Valdemir Pires
A terra dos Glaucos

Conta Xenofonte que o jovem Glauco se movia como quem desejava ser governante em Atenas. Sócrates, sabendo-o incapaz para o exercício do poder naquela democracia, acercou-se dele ao encontrá-lo, certa vez, e o envolveu numa de suas conversas destinadas a fazer a pessoa descobrir suas limitações. Começou por revelar-lhe a incompetência em assuntos de finanças públicas; depois, em defesa nacional.
“– Não procurarás enriquecer a cidade – disse Sócrates – como se se tratasse de enriquecer a casa de um amigo?
– Sim.
– Inventar maiores rendas não será o meio de torná-la rica?
– Evidentemente.
– Diga-me, pois, de onde se retiram hoje as rendas do Estado e qual o seu montante. Certamente fizeste teus estudos, a fim de suprir com os produtos que escassearem e prover aos que vierem a faltar.
– Por Zeus! – respondeu Glauco –, jamais pensei nisso.
– Sendo que não pensaste neste ponto, dize-me, ao menos, quais são as despesas da cidade: porque não resta dúvida de que tens a intenção de eliminar as supérfluas.
– Palavra!, tampouco pensei nisso.
– Pois bem, deixemos para depois o projeto de enriquecer o Estado. Como, porém, pensar em tal coisa, antes de conhecer as despesas e as rendas?
– Mas, Sócrates – disse Glauco –, também pode enriquecer-se a República com os despojos dos inimigos.
– Sim, sem dúvida, se formos mais fortes do que eles. Se formos mais fracos, nós é que seremos despojados.
– Quem desejar empreender uma guerra precisa, pois, conhecer a força de sua nação e a dos inimigos, a fim de, se a sua pátria for mais forte, poder abrir as hostilidades, se mais fraca, manter-se defensiva.
– Tens razão.
– Dize-me, primeiro, quais são as forças de nossa cidade em terra e mar, depois a dos inimigos.
- Ora, assim de improviso não posso responder-te!”

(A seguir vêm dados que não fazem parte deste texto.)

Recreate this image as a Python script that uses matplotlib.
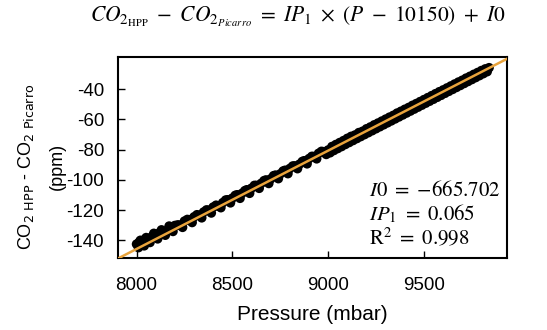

Terra dos Glaucos. Isso é o que somos.
E em terra de Glaucos, nenhum Sócrates pode ter vez. Ainda que não lhe seja ministrada cicuta, todas as portas lhe serão fechadas. E cada Sócrates precisa se cuidar para que uma delas não o impeça de sair de um incômodo cômodo a que seja não gentilmente convidado a entrar, sem justo julgamento.